Ludendorff resigned on October 27. A naval mutiny at Kiel spread to other north German cities early in November. Revolution broke out in Munich on November 7. Germany was on the brink of complete disaster. There was no alternative; the government asked for an armistice.
On November 8 a German armistice commission was received by Marshal Foch in his private railway coach, which served as his headquarters, at Compiègne. When the German military leaders were informed of the terms of the armistice, they argued that death in battle was preferable to humiliation at the peace table. However, on November 10, Kaiser William abdicated and fled to the Netherlands, and a new civilian government announced its acceptance of the Allied terms. The German representatives signed the agreement at 5:00 A.M., November 11, and hostilities ceased at 11:00 A.M.
Under the armistice, Germany surrendered 160 submarines, and its surface fleet was interned. Thousands of airplanes, heavy guns, and machine guns, and great quantities of other equipment, were surrendered to the Allies. The Germans agreed to vacate all occupied territory within 15 days. The treaties of Bucharest (Romania's surrender) and Brest-Litovsk (Russia's surrender) were renounced. All Germany west of the Rhine was occupied by the Allies, together with bridgeheads on the east bank at Mainz, Coblenz, and Cologne. Germany was to pay an indemnity, the amount of which was to be determined later.
The Armistice remained in effect until peace treaties were signed. The United States signed none of these treaties, but officially ended the war by a joint resolution of Congress on July 2, 1921. The United States then signed separate treaties with Austria (November 8, 1921). Germany (November 11), and Hungary (December 17).
Results of the War
The war, with its immeasurable costs in lives and property, had far-reaching effects on the postwar world.
The world's economy was in ruins. The Allied powers of Europe had obtained from the United States loans totaling more than $11,500,000,000. These nations, creditors before the war, were transformed into debtor nations as a result of it.
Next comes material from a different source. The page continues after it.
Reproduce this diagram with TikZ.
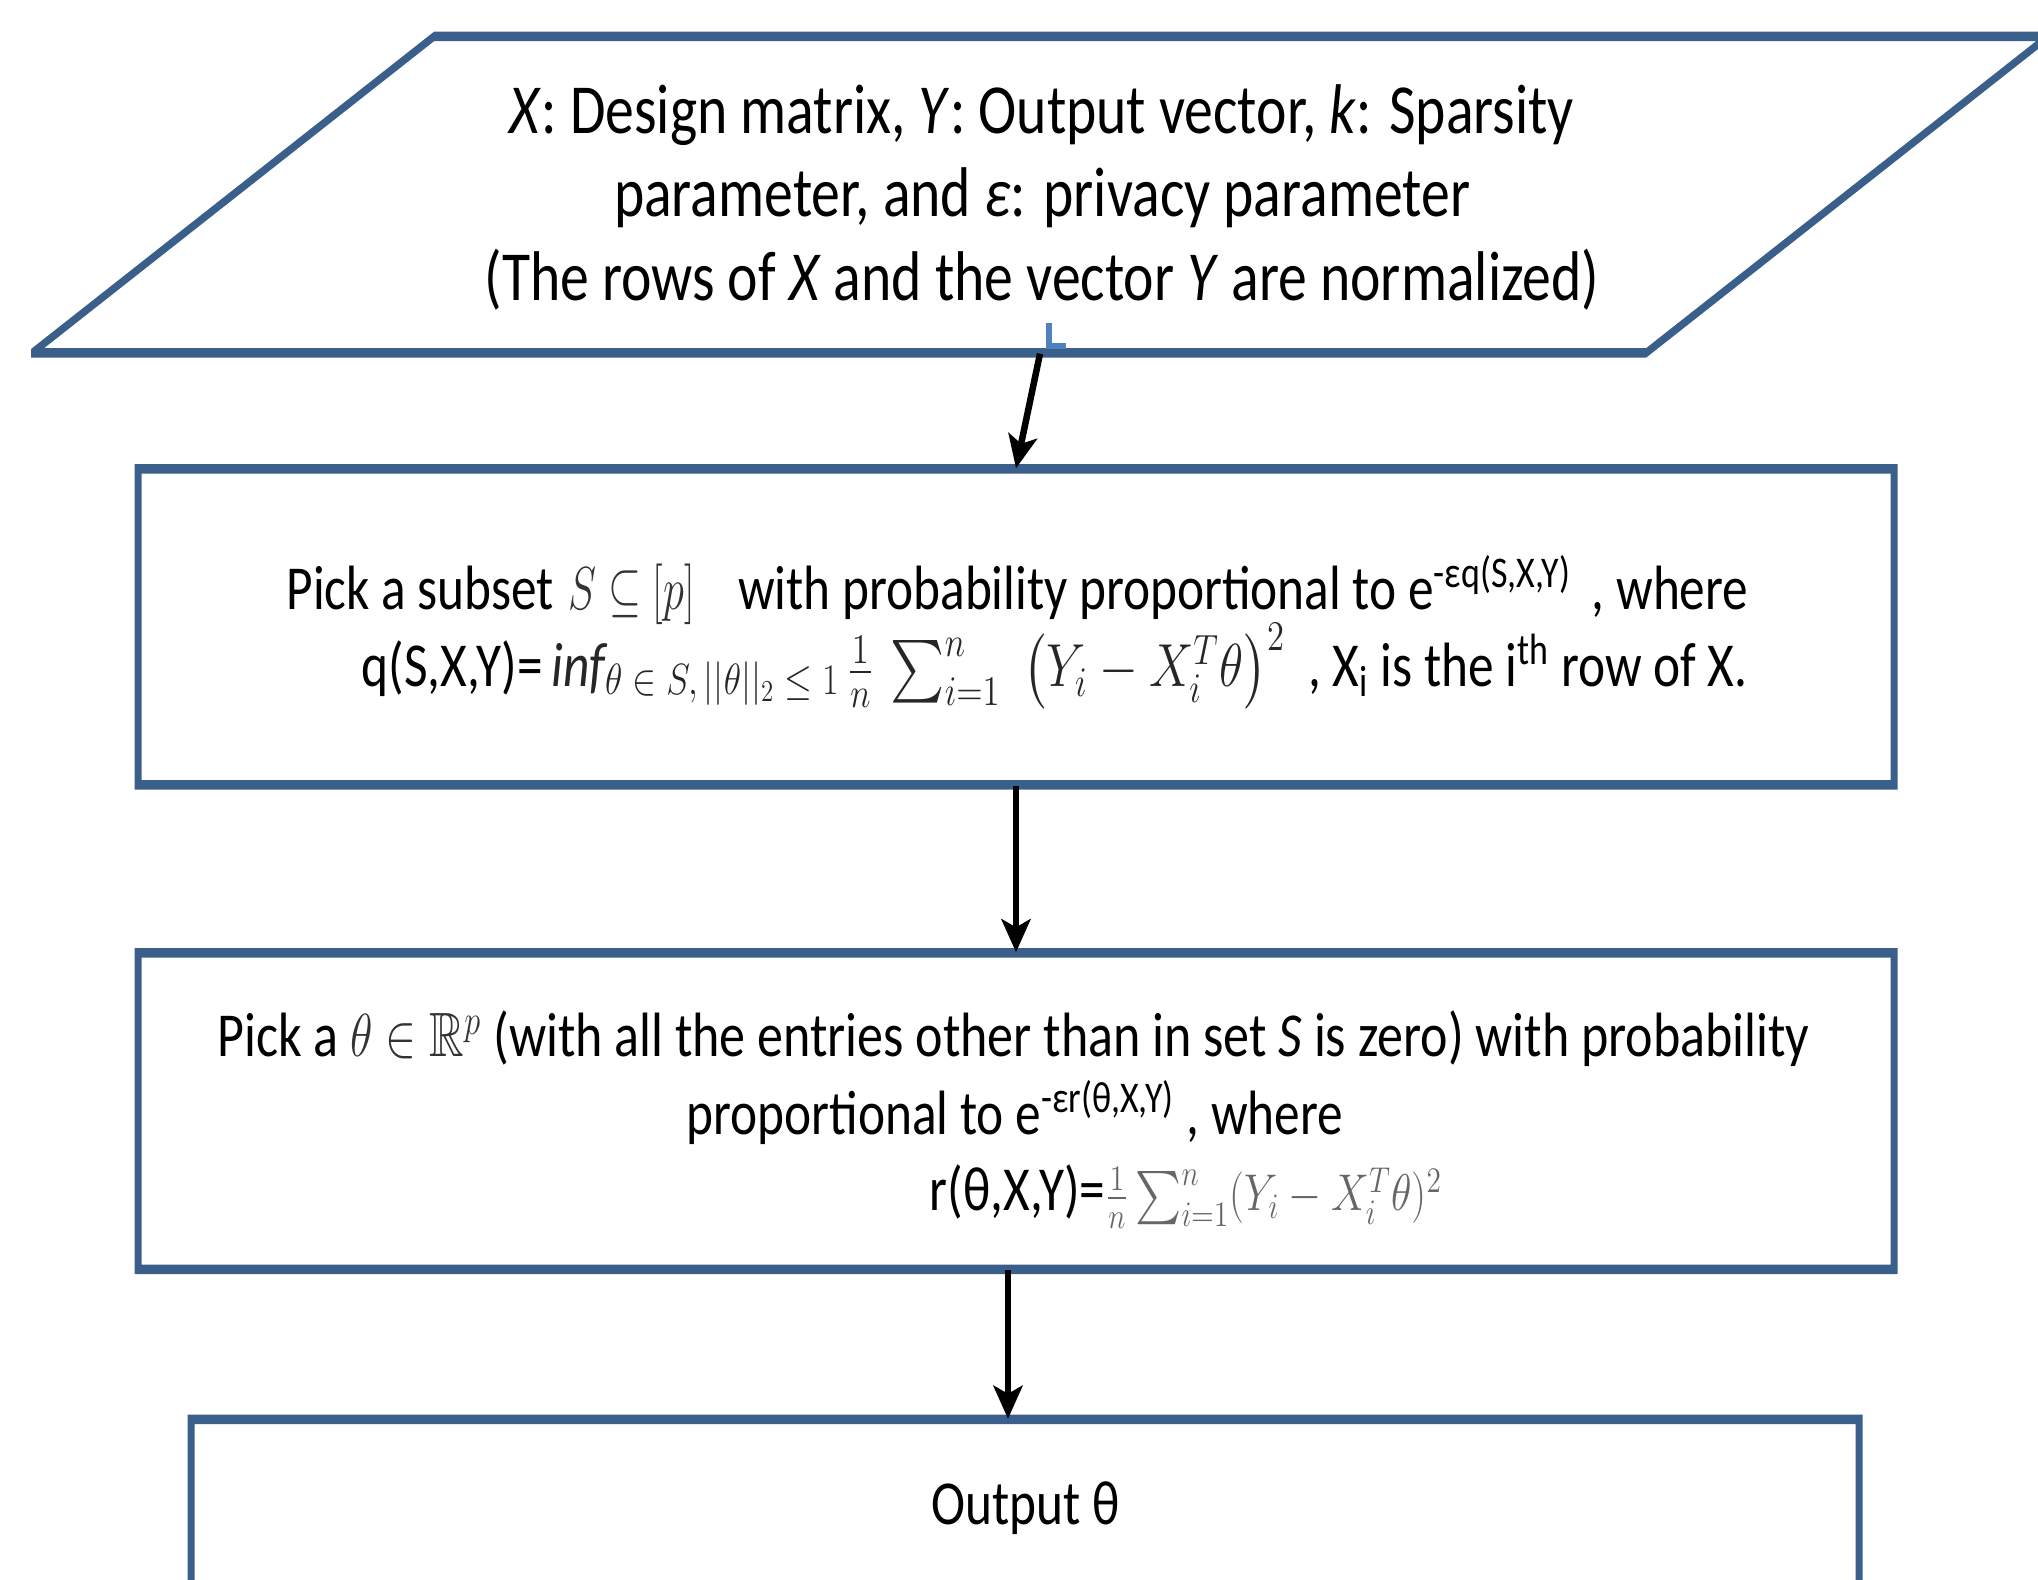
\documentclass[tikz,border=0pt]{standalone}
\usepackage{fontspec}
\usepackage{amssymb}
\setmainfont{Carlito}
\usetikzlibrary{arrows.meta,fit}
\definecolor{frameblue}{HTML}{3A5F8B}
\definecolor{markblue}{HTML}{4F81BD}
% narrow the lettering the way the whole chart is narrowed
\newcommand\sq[2][0.82]{\scalebox{#1}[1]{#2}}
% a framed rectangle: thicker horizontal edges than vertical ones
\newcommand\framerect[4]{%
  \fill[framefill] ({#1-3.5},{#2-4.75}) rectangle ({#3+3.5},{#4+4.75})
                   ({#1+3.5},{#2+4.75}) rectangle ({#3-3.5},{#4-4.75});}
\begin{document}
\begin{tikzpicture}[x=0.01cm,y=-0.01cm,
  framefill/.style={fill=frameblue,even odd rule},
  holder/.style={inner sep=0pt},
  title/.style={inner sep=0pt,anchor=base,font=\fontsize{20}{24}\selectfont},
  lbl/.style={inner sep=0pt,anchor=base west,font=\fontsize{17.8}{21}\selectfont},
  flow/.style={line width=0.065cm,-{Stealth[length=0.33cm,width=0.29cm,inset=0.08cm]}}]
\useasboundingbox (0,0) rectangle (2038,1580);
\clip (0,0) rectangle (2038,1580);

% outline holders used for the connectors
\node[holder,fit={(32,36.5)(2048,353)}] (inp) {};
\node[holder,fit={(138,469)(1894,785)}] (b1) {};
\node[holder,fit={(138,953)(1894,1269.5)}] (b2) {};
\node[holder,fit={(191,1419.5)(1859,1700)}] (b3) {};

% input parallelogram
\fill[framefill] (31,357.75) -- (31,349.06) -- (434.0,31.75) -- (2060.0,31.75) -- (1646.0,357.75) -- cycle
                 (44.0,348.25) -- (434.0,41.25) -- (2036.0,41.25) -- (1646.0,348.25) -- cycle;

% process boxes
\framerect{138}{469}{1894}{785}
\framerect{138}{953}{1894}{1269.5}
\framerect{191}{1419.5}{1859}{1700}

% small mark under the input text
\draw[markblue,line width=0.06cm] (1049,323) -- (1049,346) -- (1066,346);

% connectors
\draw[flow] (inp.south) -- (b1.north);
\draw[flow] (b1.south) -- (b2.north);
\draw[flow] ([xshift=-0.08cm]b2.south) coordinate (a3) -- (a3 |- b3.north);

% input text
\node[title] (t1) at (1042,134) {\sq{\textit{X}: Design matrix, \textit{Y}: Output vector, \textit{k}: Sparsity}};
\node[title] (t2) at (1042,217) {\sq{parameter, and \textit{ε}: privacy parameter}};
\node[title] (t3) at (1042,301) {\sq{(The rows of \textit{X} and the vector \textit{Y} are normalized)}};

% first step
\node[lbl] (s1) at (286,609.5) {\sq{Pick a subset\hspace{5pt}{\color{black!80}\scalebox{0.85}[1]{$S\subseteq[p]$}}\hspace{15pt}with probability proportional to e\textsuperscript{-εq(S,X,Y)}\hspace{3pt} , where}};
\node[lbl] (s2) at (361,687) {\sq{q(S,X,Y)=\,{\color{black!85}$\mathit{inf}$\raisebox{-0.08cm}{\scalebox{0.72}{$\theta\in S,||\theta||_2\leq1$}}$\,\frac{1}{n}\,\sum_{i=1}^{n}\;\left(Y_i-X_i^T\theta\right)^2$}\hspace{8pt}, X\textsubscript{i} is the i\textsuperscript{th} row of X.}};

% second step
\node[lbl] (r1) at (217,1057) {\sq[0.831]{Pick a {\color{black!80}\scalebox{0.92}[1]{$\theta\in\mathbb{R}^p$}} (with all the entries other than in set \textit{S} is zero) with probability}};
\node[lbl] (r2) at (686,1135) {\sq{proportional to e\textsuperscript{-εr(θ,X,Y)} , where}};
\node[lbl] (r3) at (929,1211) {\sq{r(θ,X,Y)={\color{black!60}\scalebox{0.85}{$\frac{1}{n}\sum_{i=1}^{n}(Y_i-X_i^T\theta)^2$}}}};

% result
\node[lbl] (o1) at (931,1525) {\sq{Output θ}};
\end{tikzpicture}
\end{document}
The center of world finance shifted from Europe to the United States.
The War was the underlying source of many of the problems that led to World War II. Many Germans were embittered by the harsh terms of the Treaty of Versailles and felt betrayed by the new government's willingness to capitulate. This bitterness was the foundation of the "stab in the back" theory that Adolf Hitler and his Nazi party would use to help propel themselves to power in Germany.
The human and economic cost of the war exacted such a great toll on the French that their leaders were unwilling to repeat the sacrifice when threatened with another war. Though France had built a powerful army to prepare for the threat of renewed German aggression, The French collapsed in the face of Germany's invasion during World War II. As a result, France suffered through four years of Nazi occupation.
The carnage and suffering caused by the war led to widespread discontent with the old institutions. There was a growing distrust of political leaders and a dislike for industrialists, who, many people suspected, had profited from the war. The strength and militancy of labor unions grew. Marxist-Leninist socialism, buoyed by the success of the Bolshevik revolution in Russia, flourished. Woman suffrage movements became more aggressive; In the decade after the war, Women won the right to vote in more than 20 countries, Including the United States (1920) and Great Britain (1928).
The war and its effects on society provided themes for a number of writers, including Erich Maria Remarque, Ernest Hemingway, F. Scott Fitzgerald, and John Dos Passos. (the term "lost generation" is sometimes used to describe these writers.) In art, the war led to the birth of the nihilistic but influential movement known as Dadaism.